[Rows from a dataset of charts and code]
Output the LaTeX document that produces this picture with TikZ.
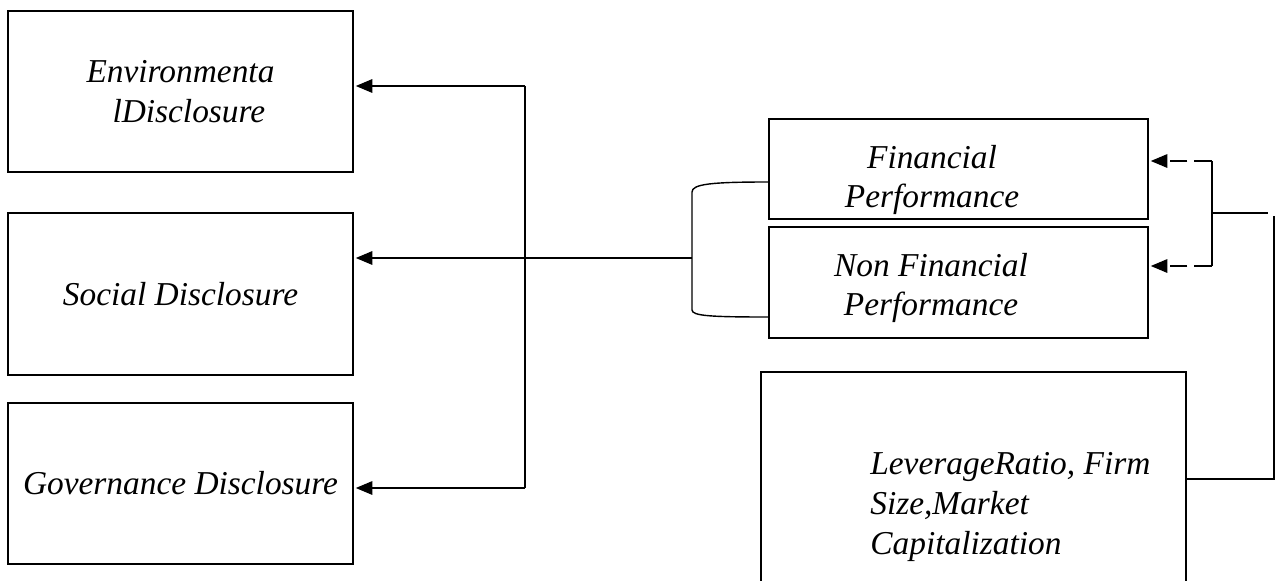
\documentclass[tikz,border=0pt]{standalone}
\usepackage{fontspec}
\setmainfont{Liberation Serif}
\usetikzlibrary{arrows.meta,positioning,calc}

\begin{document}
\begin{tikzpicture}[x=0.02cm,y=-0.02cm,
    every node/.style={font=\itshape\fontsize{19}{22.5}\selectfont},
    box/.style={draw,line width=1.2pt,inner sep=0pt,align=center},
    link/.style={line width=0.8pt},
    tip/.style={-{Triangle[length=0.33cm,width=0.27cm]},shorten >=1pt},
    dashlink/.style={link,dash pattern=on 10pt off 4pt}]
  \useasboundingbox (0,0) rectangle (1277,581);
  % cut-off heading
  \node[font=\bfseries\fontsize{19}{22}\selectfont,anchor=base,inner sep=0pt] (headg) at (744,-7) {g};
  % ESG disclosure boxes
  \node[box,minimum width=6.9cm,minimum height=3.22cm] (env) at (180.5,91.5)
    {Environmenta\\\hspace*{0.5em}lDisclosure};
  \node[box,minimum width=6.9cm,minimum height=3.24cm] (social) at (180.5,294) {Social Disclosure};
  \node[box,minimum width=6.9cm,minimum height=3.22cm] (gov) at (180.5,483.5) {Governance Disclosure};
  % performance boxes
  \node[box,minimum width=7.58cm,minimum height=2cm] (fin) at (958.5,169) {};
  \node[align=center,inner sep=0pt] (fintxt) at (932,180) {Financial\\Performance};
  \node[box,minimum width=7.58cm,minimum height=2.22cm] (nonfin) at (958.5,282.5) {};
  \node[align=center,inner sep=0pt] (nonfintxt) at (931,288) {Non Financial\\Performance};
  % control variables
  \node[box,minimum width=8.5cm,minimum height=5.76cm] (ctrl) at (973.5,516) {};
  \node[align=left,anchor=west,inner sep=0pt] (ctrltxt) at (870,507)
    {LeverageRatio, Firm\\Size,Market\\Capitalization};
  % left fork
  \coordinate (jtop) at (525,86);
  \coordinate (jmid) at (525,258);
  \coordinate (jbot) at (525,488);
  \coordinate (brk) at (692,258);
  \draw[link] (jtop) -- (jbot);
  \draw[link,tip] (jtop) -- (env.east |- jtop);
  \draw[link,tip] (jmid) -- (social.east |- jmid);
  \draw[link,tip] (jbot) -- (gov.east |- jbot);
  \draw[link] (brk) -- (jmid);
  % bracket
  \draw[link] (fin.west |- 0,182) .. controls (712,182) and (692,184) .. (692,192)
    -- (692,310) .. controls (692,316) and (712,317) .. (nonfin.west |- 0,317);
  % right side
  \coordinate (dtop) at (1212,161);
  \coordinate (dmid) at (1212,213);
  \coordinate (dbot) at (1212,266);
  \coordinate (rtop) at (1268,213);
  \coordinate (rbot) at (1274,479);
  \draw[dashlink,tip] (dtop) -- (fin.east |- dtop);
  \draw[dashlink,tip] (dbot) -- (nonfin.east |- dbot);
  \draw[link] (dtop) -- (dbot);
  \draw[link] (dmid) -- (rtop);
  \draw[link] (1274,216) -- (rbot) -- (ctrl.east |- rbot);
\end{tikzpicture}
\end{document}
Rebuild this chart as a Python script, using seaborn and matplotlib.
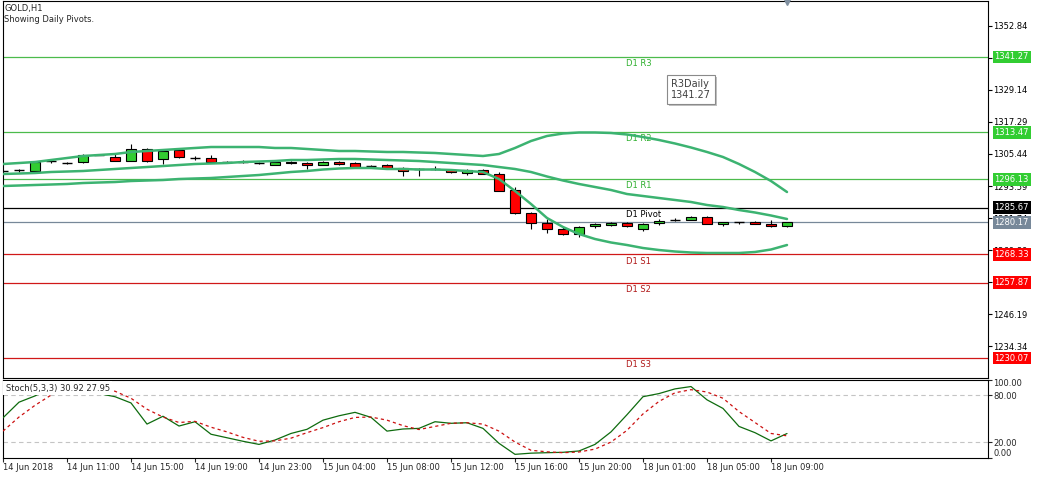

### Task directions:
The records above need to be given again exactly. Omit the pictures.

### Task result:
Output the LaTeX document that produces this picture with TikZ.
\documentclass[tikz,border=0pt]{standalone}
\usepackage{fontspec}
\setmainfont{Liberation Serif}
\usetikzlibrary{arrows.meta,positioning,calc}

\begin{document}
\begin{tikzpicture}[x=0.02cm,y=-0.02cm,
    every node/.style={font=\itshape\fontsize{19}{22.5}\selectfont},
    box/.style={draw,line width=1.2pt,inner sep=0pt,align=center},
    link/.style={line width=0.8pt},
    tip/.style={-{Triangle[length=0.33cm,width=0.27cm]},shorten >=1pt},
    dashlink/.style={link,dash pattern=on 10pt off 4pt}]
  \useasboundingbox (0,0) rectangle (1277,581);
  % cut-off heading
  \node[font=\bfseries\fontsize{19}{22}\selectfont,anchor=base,inner sep=0pt] (headg) at (744,-7) {g};
  % ESG disclosure boxes
  \node[box,minimum width=6.9cm,minimum height=3.22cm] (env) at (180.5,91.5)
    {Environmenta\\\hspace*{0.5em}lDisclosure};
  \node[box,minimum width=6.9cm,minimum height=3.24cm] (social) at (180.5,294) {Social Disclosure};
  \node[box,minimum width=6.9cm,minimum height=3.22cm] (gov) at (180.5,483.5) {Governance Disclosure};
  % performance boxes
  \node[box,minimum width=7.58cm,minimum height=2cm] (fin) at (958.5,169) {};
  \node[align=center,inner sep=0pt] (fintxt) at (932,180) {Financial\\Performance};
  \node[box,minimum width=7.58cm,minimum height=2.22cm] (nonfin) at (958.5,282.5) {};
  \node[align=center,inner sep=0pt] (nonfintxt) at (931,288) {Non Financial\\Performance};
  % control variables
  \node[box,minimum width=8.5cm,minimum height=5.76cm] (ctrl) at (973.5,516) {};
  \node[align=left,anchor=west,inner sep=0pt] (ctrltxt) at (870,507)
    {LeverageRatio, Firm\\Size,Market\\Capitalization};
  % left fork
  \coordinate (jtop) at (525,86);
  \coordinate (jmid) at (525,258);
  \coordinate (jbot) at (525,488);
  \coordinate (brk) at (692,258);
  \draw[link] (jtop) -- (jbot);
  \draw[link,tip] (jtop) -- (env.east |- jtop);
  \draw[link,tip] (jmid) -- (social.east |- jmid);
  \draw[link,tip] (jbot) -- (gov.east |- jbot);
  \draw[link] (brk) -- (jmid);
  % bracket
  \draw[link] (fin.west |- 0,182) .. controls (712,182) and (692,184) .. (692,192)
    -- (692,310) .. controls (692,316) and (712,317) .. (nonfin.west |- 0,317);
  % right side
  \coordinate (dtop) at (1212,161);
  \coordinate (dmid) at (1212,213);
  \coordinate (dbot) at (1212,266);
  \coordinate (rtop) at (1268,213);
  \coordinate (rbot) at (1274,479);
  \draw[dashlink,tip] (dtop) -- (fin.east |- dtop);
  \draw[dashlink,tip] (dbot) -- (nonfin.east |- dbot);
  \draw[link] (dtop) -- (dbot);
  \draw[link] (dmid) -- (rtop);
  \draw[link] (1274,216) -- (rbot) -- (ctrl.east |- rbot);
\end{tikzpicture}
\end{document}
Rebuild this chart as a Python script, using seaborn and matplotlib.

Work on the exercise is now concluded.